The kangaroo was driven around town in a car boot, then released down the main street where it was almost hit by cars. Later the animal was taken to a park where it was struck with sticks and by hand and kicked in the head with steel-capped boots then thrown against a tree. Parts of the abuse were filmed on a mobile phone.

The trio initially avoided conviction and were given good behaviour bonds and fines of $850 to $2500. The Office of Public Prosecutions appealed, and the men were eventually convicted and their fines increased. Two received community corrections orders and the other a suspended sentence.

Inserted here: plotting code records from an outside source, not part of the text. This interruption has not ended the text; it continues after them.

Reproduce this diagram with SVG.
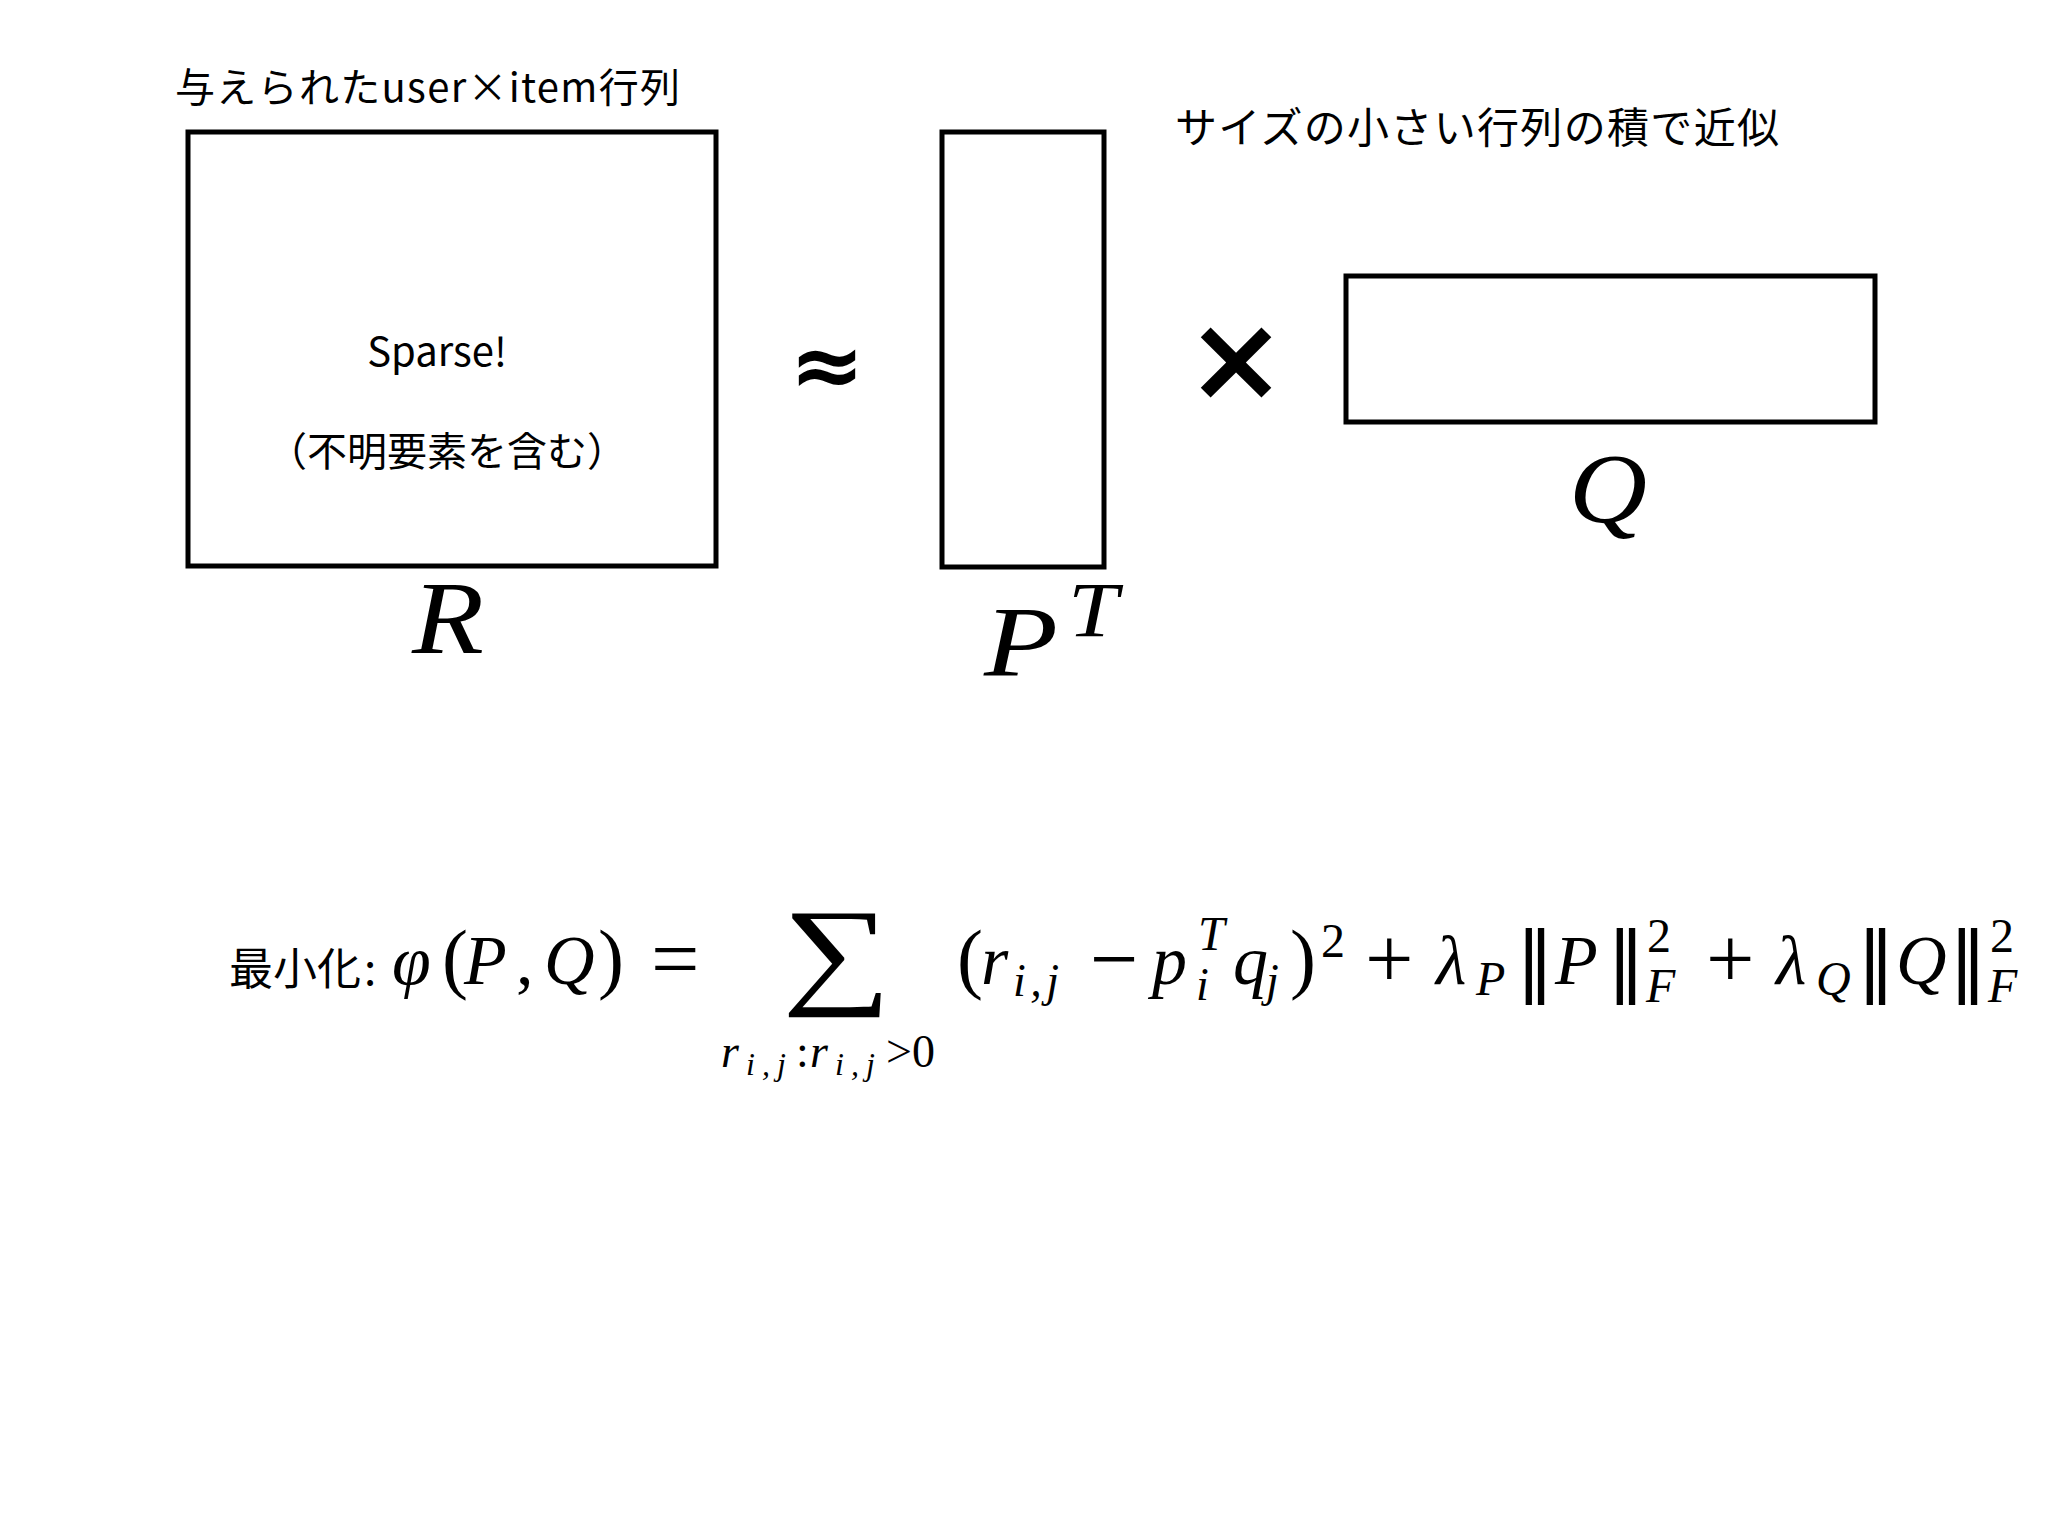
<svg xmlns="http://www.w3.org/2000/svg" width="2048" height="1536" viewBox="0 0 2048 1536">
<style>
.box{fill:none;stroke:#000;stroke-width:5;stroke-linejoin:miter}
.jp{font-family:"Noto Sans CJK JP","Noto Sans",sans-serif;fill:#000}
.mi{font-family:"Liberation Serif","DejaVu Serif",serif;font-style:italic;fill:#000}
.mr{font-family:"Liberation Serif","DejaVu Serif",serif;fill:#000}
.op{font-family:"DejaVu Sans",sans-serif;fill:#000}
</style>
<rect width="2048" height="1536" fill="#fff"/>
<g id="title-given">
<text class="jp" x="175" y="102" font-size="40" textLength="505">与えられたuser×item行列</text>
</g>
<g id="title-approx">
<text class="jp" x="1175" y="143" font-size="42" textLength="604">サイズの小さい行列の積で近似</text>
</g>
<g id="matrix-R">
<rect class="box" x="188" y="132" width="528" height="434"/>
<text class="jp" x="437" y="366" font-size="40" text-anchor="middle">Sparse!</text>
<text class="jp" x="447" y="466" font-size="40" text-anchor="middle">（不明要素を含む）</text>
<text class="mi" x="412" y="653" font-size="104" textLength="72" lengthAdjust="spacingAndGlyphs">R</text>
</g>
<g id="approx-sign">
<text class="op" x="827" y="396" font-size="90" font-weight="bold" text-anchor="middle">≈</text>
</g>
<g id="matrix-PT">
<rect class="box" x="942" y="132" width="162" height="435"/>
<text class="mi" x="984" y="675" font-size="100" textLength="74" lengthAdjust="spacingAndGlyphs">P</text>
<text class="mi" x="1068" y="636" font-size="78" textLength="50" lengthAdjust="spacingAndGlyphs">T</text>
</g>
<g id="times-sign">
<text class="op" x="1236" y="400" font-size="120" font-weight="bold" text-anchor="middle">×</text>
</g>
<g id="matrix-Q">
<rect class="box" x="1346" y="276" width="529" height="146"/>
<text class="mi" x="1569" y="522" font-size="100" textLength="78" lengthAdjust="spacingAndGlyphs">Q</text>
</g>
<g id="connectors"/>
<g id="objective">
<text class="jp" x="229" y="985" font-size="44">最小化</text>
<text class="jp" x="364" y="985" font-size="44">:</text>
<text class="mi" x="392" y="984" font-size="70">φ</text>
<text class="mr" x="442" y="984" font-size="78">(</text>
<text class="mi" x="464" y="984" font-size="70">P</text>
<text class="mr" x="516" y="984" font-size="70">,</text>
<text class="mi" x="544" y="984" font-size="70">Q</text>
<text class="mr" x="598" y="984" font-size="78">)</text>
<text class="mr" x="651" y="988" font-size="86">=</text>
<text class="mr" x="837" y="992" font-size="120" text-anchor="middle" transform="translate(837 0) scale(1.28 1) translate(-837 0)">∑</text>
<text class="mi" x="721" y="1067" font-size="46">r</text>
<text class="mi" x="746" y="1075" font-size="32" textLength="40">i,j</text>
<text class="mr" x="796" y="1067" font-size="46">:</text>
<text class="mi" x="810" y="1067" font-size="46">r</text>
<text class="mi" x="835" y="1075" font-size="32" textLength="40">i,j</text>
<text class="mr" x="886" y="1067" font-size="46">&gt;0</text>
<text class="mr" x="957" y="984" font-size="78">(</text>
<text class="mi" x="981" y="984" font-size="70">r</text>
<text class="mi" x="1013" y="996" font-size="46" textLength="46">i,j</text>
<text class="mr" x="1090" y="988" font-size="86">−</text>
<text class="mi" x="1152" y="984" font-size="70">p</text>
<text class="mi" x="1198" y="950" font-size="48">T</text>
<text class="mi" x="1196" y="1000" font-size="46">i</text>
<text class="mi" x="1233" y="984" font-size="70">q</text>
<text class="mi" x="1266" y="996" font-size="46">j</text>
<text class="mr" x="1290" y="984" font-size="78">)</text>
<text class="mr" x="1321" y="957" font-size="48">2</text>
<text class="mr" x="1365" y="988" font-size="86">+</text>
<text class="mi" x="1436" y="984" font-size="70">λ</text>
<text class="mi" x="1476" y="995" font-size="48">P</text>
<text class="op" x="1535" y="986" font-size="76" text-anchor="middle">‖</text>
<text class="mi" x="1555" y="984" font-size="70">P</text>
<text class="op" x="1626" y="986" font-size="76" text-anchor="middle">‖</text>
<text class="mr" x="1647" y="952" font-size="48">2</text>
<text class="mi" x="1646" y="1002" font-size="48">F</text>
<text class="mr" x="1706" y="988" font-size="86">+</text>
<text class="mi" x="1776" y="984" font-size="70">λ</text>
<text class="mi" x="1816" y="995" font-size="48">Q</text>
<text class="op" x="1876" y="986" font-size="76" text-anchor="middle">‖</text>
<text class="mi" x="1896" y="984" font-size="70">Q</text>
<text class="op" x="1968" y="986" font-size="76" text-anchor="middle">‖</text>
<text class="mr" x="1990" y="952" font-size="48">2</text>
<text class="mi" x="1988" y="1002" font-size="48">F</text>
</g>
</svg>
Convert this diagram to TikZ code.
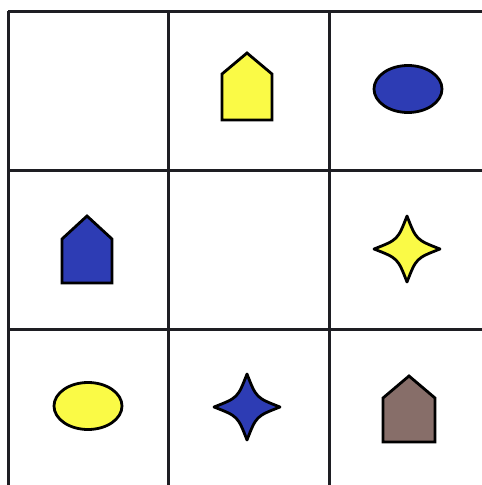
\documentclass[tikz,border=0pt]{standalone}
\begin{document}
\begin{tikzpicture}[x=1pt,y=-1pt,
  gridline/.style={line width=3pt,draw={rgb,255:red,30;green,30;blue,35}},
  shapeline/.style={line width=2.8pt,draw=black,line join=miter},
  pyellow/.style={fill={rgb,255:red,250;green,250;blue,70}},
  pblue/.style={fill={rgb,255:red,45;green,60;blue,180}},
  pbrown/.style={fill={rgb,255:red,135;green,110;blue,105}}]
\useasboundingbox (0,0) rectangle (482,485);
\fill[white] (0,0) rectangle (482,485);
% grid
\foreach \y in {11,170,329} \draw[gridline] (8,\y) -- (482,\y);
\foreach \x in {8,168,329} \draw[gridline] (\x,11) -- (\x,485);
% houses
\newcommand{\myhouse}[6]{%
  \draw[shapeline,#6] (#1-#5,#4) -- (#1-#5,#3) -- (#1,#2) -- (#1+#5,#3) -- (#1+#5,#4) -- cycle;}
\myhouse{247}{53}{74}{120}{25}{pyellow}
\myhouse{87}{216}{239}{283}{25}{pblue}
\myhouse{409}{376}{398}{442}{26}{pbrown}
% ellipses
\draw[shapeline,pblue] (408,89) ellipse [x radius=34, y radius=23.5];
\draw[shapeline,pyellow] (88,406) ellipse [x radius=34, y radius=23.5];
% stars
\newcommand{\mystar}[4]{%
  \draw[shapeline,#4,line join=round]
    (#1,#2-#3) .. controls (#1+0.28*#3,#2-0.28*#3) .. (#1+#3,#2)
    .. controls (#1+0.28*#3,#2+0.28*#3) .. (#1,#2+#3)
    .. controls (#1-0.28*#3,#2+0.28*#3) .. (#1-#3,#2)
    .. controls (#1-0.28*#3,#2-0.28*#3) .. cycle;}
\mystar{407}{249}{33}{pyellow}
\mystar{247}{407}{33}{pblue}
\end{tikzpicture}
\end{document}
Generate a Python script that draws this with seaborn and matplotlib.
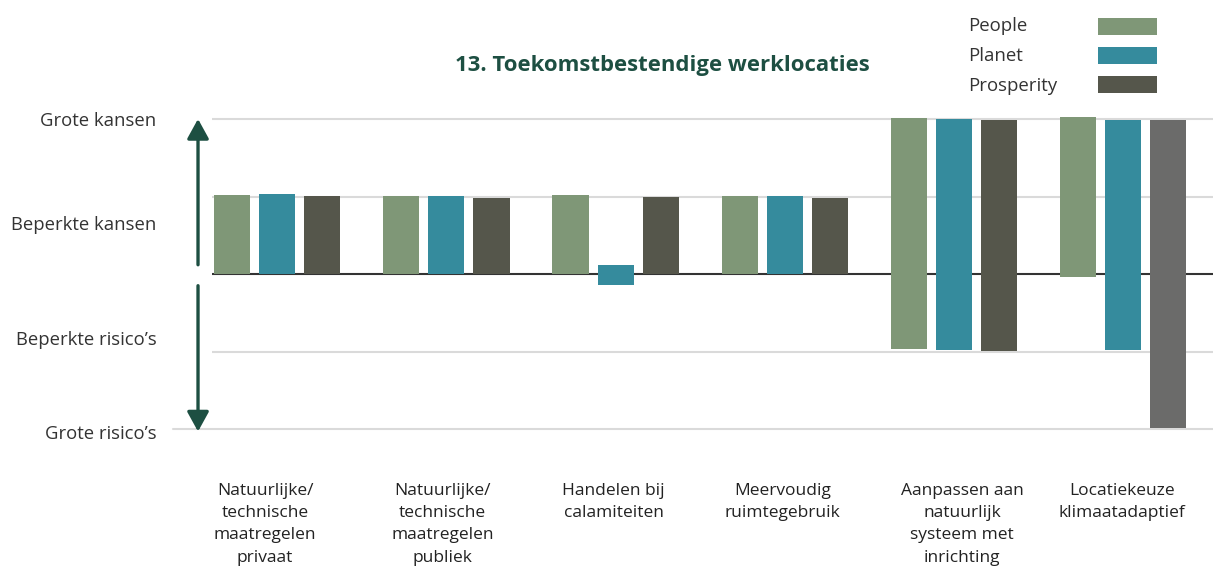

RSPCA Victoria’s inspectorate manager, Allie Jalbert, said sentences were falling short of community expectations and were not providing a deterrent to repeat offenders – a disturbing trend considering studies showed animal cruelty could be a precursor to violence against humans. ”We wouldn’t see sentences that get anywhere near [the maximum penalties],” she said. ”The same people are absolutely re-offending and even when they’re re-offending we’re not necessarily seeing tough penalties even the second or third time.”

Ms Jalbert said the most effective punishment was to ban the offender from owning or caring for a pet. Bans of up to 10 years can be imposed under Victorian law.

Of 326 animal cruelty cases prosecuted through Victorian Magistrates Courts between 2010 and 2012, the most common punishment was a fine.